[start]

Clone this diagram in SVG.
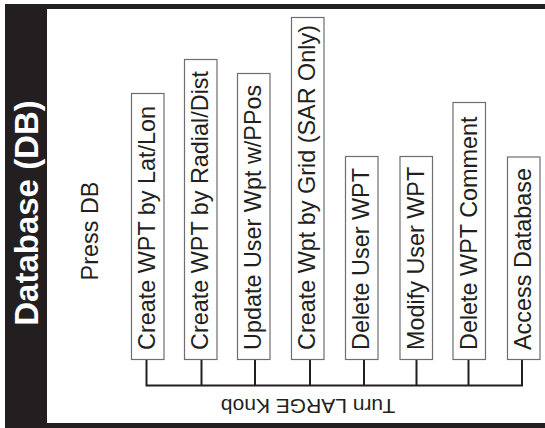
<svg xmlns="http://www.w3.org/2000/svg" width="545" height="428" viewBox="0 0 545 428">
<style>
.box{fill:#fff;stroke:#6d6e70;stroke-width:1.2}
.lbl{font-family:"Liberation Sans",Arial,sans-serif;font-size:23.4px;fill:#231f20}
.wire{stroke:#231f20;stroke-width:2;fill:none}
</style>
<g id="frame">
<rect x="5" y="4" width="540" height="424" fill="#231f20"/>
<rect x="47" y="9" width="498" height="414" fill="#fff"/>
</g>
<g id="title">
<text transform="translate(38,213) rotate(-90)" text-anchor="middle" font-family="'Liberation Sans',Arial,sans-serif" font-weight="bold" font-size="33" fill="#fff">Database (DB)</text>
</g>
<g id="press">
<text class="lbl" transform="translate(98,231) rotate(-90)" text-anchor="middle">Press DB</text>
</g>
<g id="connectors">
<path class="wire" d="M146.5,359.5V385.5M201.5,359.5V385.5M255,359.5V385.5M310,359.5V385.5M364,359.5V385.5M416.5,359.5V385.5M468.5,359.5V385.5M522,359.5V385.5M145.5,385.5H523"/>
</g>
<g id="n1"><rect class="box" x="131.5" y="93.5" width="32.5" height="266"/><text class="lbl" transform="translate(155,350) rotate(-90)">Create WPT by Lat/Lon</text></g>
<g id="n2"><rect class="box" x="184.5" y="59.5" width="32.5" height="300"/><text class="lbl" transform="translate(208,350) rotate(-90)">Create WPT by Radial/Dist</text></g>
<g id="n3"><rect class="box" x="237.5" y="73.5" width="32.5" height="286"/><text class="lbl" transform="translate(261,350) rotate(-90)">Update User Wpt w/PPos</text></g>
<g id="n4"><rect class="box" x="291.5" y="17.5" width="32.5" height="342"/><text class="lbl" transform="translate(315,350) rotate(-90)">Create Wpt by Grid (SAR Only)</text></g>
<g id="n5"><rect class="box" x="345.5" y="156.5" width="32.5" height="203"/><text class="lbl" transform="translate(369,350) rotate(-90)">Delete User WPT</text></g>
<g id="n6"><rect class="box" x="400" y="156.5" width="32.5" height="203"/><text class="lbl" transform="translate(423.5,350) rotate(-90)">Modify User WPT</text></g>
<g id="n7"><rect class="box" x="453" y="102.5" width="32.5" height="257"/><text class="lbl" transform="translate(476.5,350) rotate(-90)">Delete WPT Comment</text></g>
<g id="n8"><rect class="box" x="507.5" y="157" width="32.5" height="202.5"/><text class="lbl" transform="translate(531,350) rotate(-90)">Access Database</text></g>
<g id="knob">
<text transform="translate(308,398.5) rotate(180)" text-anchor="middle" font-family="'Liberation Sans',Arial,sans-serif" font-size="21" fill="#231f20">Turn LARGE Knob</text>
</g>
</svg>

[end]
[start]

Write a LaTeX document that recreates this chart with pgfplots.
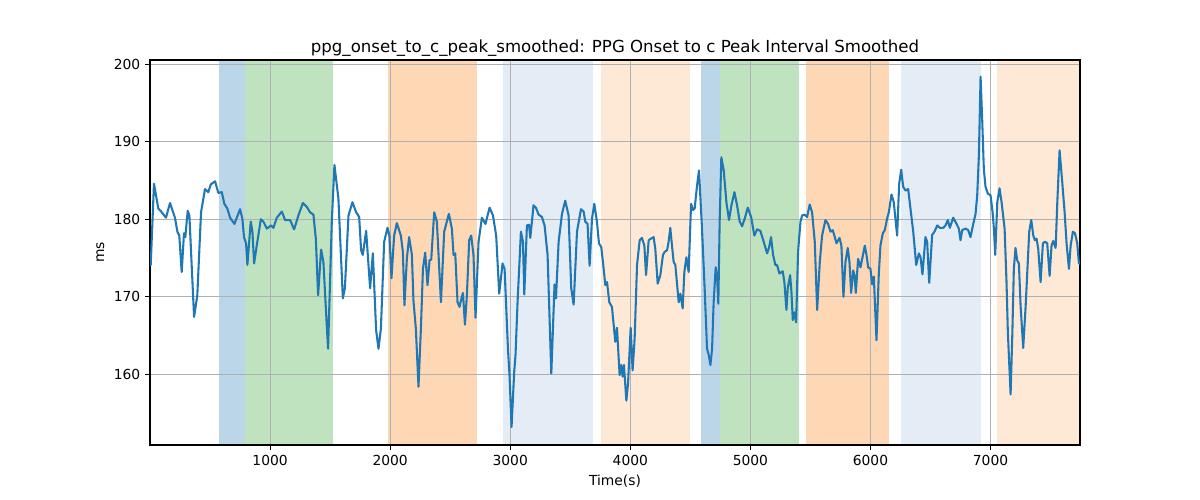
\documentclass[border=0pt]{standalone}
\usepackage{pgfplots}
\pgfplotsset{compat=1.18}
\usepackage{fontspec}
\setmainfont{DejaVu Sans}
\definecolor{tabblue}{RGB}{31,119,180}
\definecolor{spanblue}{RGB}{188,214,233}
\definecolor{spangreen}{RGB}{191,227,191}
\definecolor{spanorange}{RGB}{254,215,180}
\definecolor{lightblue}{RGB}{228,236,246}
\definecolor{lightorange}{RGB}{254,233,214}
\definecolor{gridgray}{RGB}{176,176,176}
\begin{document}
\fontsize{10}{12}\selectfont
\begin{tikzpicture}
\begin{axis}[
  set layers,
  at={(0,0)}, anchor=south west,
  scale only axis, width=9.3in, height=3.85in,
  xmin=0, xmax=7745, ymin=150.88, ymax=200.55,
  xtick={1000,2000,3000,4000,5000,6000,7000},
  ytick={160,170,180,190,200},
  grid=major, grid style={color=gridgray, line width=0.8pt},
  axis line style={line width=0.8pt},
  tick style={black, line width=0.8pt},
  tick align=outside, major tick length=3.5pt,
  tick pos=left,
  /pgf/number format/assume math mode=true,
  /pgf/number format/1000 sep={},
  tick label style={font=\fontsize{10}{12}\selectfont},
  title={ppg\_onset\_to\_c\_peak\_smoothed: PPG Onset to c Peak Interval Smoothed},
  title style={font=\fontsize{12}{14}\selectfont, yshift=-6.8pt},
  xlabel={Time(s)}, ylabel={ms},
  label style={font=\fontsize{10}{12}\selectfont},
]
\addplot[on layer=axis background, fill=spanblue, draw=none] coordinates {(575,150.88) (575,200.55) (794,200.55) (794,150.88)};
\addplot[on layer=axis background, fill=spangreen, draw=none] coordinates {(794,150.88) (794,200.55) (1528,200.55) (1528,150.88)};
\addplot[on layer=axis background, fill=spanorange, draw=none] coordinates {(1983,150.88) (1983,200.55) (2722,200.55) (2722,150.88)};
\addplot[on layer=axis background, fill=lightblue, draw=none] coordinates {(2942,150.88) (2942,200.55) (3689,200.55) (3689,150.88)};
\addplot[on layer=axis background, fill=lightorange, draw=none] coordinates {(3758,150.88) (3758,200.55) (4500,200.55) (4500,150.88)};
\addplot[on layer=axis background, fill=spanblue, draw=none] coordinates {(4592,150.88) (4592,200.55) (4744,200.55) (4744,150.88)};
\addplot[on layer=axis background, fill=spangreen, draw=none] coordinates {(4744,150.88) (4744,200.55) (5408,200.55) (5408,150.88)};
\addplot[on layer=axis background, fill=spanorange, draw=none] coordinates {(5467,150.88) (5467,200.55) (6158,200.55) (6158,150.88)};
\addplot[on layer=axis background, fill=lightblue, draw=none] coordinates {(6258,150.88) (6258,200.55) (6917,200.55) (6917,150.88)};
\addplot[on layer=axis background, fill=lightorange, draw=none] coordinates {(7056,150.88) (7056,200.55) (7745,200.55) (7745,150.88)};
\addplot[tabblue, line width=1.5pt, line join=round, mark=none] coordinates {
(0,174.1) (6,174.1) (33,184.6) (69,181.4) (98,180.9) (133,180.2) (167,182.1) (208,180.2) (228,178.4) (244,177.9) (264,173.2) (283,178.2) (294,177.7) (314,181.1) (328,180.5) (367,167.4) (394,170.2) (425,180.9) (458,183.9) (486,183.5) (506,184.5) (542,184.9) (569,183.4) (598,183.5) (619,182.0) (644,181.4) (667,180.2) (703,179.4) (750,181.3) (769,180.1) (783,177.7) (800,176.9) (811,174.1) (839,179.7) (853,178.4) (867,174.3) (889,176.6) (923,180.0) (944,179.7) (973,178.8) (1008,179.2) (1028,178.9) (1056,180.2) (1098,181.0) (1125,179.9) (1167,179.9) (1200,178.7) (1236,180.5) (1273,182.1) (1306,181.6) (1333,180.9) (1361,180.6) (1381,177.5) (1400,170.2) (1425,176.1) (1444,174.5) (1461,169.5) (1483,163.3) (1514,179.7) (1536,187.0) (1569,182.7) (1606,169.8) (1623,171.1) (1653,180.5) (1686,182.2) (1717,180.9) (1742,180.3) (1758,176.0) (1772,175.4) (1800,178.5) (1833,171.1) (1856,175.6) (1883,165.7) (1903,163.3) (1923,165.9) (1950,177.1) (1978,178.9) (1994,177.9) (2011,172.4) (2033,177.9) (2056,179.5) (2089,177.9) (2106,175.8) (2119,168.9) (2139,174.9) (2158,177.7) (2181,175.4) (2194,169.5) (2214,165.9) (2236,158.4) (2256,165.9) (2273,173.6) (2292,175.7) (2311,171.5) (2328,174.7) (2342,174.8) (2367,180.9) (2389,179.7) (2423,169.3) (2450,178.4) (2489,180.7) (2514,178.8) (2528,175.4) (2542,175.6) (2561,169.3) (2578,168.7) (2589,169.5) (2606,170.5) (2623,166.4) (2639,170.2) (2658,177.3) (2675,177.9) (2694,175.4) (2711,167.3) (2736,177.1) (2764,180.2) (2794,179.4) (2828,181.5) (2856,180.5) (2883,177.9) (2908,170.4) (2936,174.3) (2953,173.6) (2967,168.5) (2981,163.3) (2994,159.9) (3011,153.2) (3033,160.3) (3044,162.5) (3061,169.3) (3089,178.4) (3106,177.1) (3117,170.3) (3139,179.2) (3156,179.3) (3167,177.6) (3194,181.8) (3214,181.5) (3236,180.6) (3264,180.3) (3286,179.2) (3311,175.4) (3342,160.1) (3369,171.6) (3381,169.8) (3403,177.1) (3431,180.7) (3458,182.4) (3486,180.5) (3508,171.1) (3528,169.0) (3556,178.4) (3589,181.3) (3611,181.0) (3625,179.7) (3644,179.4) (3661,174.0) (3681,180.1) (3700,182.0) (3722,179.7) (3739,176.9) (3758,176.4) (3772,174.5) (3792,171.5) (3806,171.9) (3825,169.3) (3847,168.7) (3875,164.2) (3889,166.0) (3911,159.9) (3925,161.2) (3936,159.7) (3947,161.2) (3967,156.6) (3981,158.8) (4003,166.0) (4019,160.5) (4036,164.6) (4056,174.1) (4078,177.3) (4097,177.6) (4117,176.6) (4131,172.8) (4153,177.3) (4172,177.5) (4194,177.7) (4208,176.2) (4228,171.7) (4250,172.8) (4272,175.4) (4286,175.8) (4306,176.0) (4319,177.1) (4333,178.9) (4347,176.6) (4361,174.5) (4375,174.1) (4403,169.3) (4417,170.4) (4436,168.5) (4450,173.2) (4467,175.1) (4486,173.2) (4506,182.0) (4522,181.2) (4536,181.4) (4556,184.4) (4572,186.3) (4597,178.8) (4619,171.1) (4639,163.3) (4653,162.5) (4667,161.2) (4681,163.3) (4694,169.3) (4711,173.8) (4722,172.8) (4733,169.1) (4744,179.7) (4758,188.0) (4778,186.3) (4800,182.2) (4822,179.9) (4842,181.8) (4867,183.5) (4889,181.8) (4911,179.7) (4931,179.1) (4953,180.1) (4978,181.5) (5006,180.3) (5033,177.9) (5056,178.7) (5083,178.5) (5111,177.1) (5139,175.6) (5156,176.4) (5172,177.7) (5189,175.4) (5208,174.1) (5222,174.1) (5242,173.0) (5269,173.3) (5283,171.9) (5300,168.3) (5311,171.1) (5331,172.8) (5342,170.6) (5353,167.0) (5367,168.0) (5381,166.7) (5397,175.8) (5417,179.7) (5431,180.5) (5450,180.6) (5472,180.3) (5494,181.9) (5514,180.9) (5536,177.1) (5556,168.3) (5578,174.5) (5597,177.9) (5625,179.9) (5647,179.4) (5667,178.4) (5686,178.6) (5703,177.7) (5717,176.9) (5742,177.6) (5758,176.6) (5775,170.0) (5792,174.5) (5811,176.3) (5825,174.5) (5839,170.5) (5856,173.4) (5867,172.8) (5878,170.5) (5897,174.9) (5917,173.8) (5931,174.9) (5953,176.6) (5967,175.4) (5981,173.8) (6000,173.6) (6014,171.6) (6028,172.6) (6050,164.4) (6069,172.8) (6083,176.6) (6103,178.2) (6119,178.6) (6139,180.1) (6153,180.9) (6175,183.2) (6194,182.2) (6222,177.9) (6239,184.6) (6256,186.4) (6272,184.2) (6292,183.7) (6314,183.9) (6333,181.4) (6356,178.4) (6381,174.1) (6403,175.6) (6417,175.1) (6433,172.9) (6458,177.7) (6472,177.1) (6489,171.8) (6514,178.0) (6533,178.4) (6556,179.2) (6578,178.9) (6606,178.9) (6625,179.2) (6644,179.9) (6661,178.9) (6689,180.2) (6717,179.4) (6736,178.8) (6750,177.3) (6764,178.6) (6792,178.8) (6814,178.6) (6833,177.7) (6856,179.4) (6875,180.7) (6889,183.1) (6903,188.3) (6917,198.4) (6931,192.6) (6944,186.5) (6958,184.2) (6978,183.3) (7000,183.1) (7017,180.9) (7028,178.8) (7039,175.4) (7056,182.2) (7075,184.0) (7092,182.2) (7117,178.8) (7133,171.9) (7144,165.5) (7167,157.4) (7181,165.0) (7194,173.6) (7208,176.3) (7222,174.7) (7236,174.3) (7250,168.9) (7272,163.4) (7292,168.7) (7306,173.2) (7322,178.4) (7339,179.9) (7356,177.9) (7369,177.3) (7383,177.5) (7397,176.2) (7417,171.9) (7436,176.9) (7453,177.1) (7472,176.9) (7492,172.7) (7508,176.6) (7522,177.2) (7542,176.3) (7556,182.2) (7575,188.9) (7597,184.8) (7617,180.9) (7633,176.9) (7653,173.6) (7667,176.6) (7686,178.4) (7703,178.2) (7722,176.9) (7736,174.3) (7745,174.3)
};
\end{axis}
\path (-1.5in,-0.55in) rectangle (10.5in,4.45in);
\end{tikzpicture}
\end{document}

[end]
[start]

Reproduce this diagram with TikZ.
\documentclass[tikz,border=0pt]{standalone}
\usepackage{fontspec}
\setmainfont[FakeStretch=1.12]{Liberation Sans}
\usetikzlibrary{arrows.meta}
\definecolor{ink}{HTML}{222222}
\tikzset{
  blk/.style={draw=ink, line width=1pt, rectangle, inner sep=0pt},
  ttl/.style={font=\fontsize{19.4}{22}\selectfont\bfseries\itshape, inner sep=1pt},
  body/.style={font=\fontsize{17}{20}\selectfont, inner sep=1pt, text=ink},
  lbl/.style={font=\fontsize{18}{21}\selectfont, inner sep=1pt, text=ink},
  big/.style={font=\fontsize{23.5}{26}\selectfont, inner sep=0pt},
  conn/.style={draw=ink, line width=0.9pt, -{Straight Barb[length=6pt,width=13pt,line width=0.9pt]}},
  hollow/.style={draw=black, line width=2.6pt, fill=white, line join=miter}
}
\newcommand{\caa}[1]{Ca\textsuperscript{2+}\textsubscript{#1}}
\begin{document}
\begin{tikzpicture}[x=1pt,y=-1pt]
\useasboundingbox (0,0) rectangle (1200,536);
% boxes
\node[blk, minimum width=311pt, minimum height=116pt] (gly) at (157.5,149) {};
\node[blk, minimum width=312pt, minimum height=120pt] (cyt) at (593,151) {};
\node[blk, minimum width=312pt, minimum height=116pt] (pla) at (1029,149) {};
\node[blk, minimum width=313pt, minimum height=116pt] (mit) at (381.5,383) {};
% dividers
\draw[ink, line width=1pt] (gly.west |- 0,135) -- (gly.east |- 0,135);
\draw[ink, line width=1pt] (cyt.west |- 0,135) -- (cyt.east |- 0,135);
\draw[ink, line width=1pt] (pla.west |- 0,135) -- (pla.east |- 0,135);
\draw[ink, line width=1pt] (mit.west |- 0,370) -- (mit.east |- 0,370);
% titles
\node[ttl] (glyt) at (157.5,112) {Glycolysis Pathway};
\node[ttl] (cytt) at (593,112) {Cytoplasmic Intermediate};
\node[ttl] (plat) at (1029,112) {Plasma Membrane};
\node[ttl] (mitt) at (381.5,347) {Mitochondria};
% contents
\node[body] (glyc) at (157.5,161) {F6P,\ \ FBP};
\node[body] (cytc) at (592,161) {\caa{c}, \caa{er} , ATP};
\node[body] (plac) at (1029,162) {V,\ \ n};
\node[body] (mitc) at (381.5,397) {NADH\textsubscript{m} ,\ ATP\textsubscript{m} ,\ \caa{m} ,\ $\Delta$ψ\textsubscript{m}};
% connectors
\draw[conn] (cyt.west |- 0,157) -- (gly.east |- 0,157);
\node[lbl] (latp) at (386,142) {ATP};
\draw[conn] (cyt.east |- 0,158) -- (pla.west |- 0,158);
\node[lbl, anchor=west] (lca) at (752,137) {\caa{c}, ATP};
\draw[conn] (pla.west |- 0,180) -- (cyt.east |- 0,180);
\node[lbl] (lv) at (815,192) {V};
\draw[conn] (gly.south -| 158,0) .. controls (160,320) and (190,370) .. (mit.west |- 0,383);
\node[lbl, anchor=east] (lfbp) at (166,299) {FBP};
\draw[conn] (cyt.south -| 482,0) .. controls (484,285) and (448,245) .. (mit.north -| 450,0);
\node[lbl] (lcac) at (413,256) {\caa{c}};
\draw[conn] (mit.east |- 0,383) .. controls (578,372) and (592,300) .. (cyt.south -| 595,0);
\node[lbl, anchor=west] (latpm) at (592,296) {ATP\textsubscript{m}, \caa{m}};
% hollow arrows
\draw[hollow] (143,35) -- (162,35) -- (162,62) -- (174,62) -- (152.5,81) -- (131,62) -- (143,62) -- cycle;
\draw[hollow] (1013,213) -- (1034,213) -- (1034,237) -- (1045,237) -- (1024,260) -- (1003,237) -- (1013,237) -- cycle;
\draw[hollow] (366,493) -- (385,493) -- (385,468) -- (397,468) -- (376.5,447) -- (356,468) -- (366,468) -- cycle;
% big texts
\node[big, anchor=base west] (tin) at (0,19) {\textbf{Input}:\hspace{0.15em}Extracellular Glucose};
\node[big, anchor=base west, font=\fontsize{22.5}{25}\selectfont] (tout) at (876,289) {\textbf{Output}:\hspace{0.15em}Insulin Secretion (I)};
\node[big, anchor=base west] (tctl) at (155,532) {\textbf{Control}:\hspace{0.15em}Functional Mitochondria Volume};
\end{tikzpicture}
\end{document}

[end]

### Problem to work on
Copy out every line of the listing that includes the string "with".

### Written answer
Write a LaTeX document that recreates this chart with pgfplots.
Reproduce this diagram with TikZ.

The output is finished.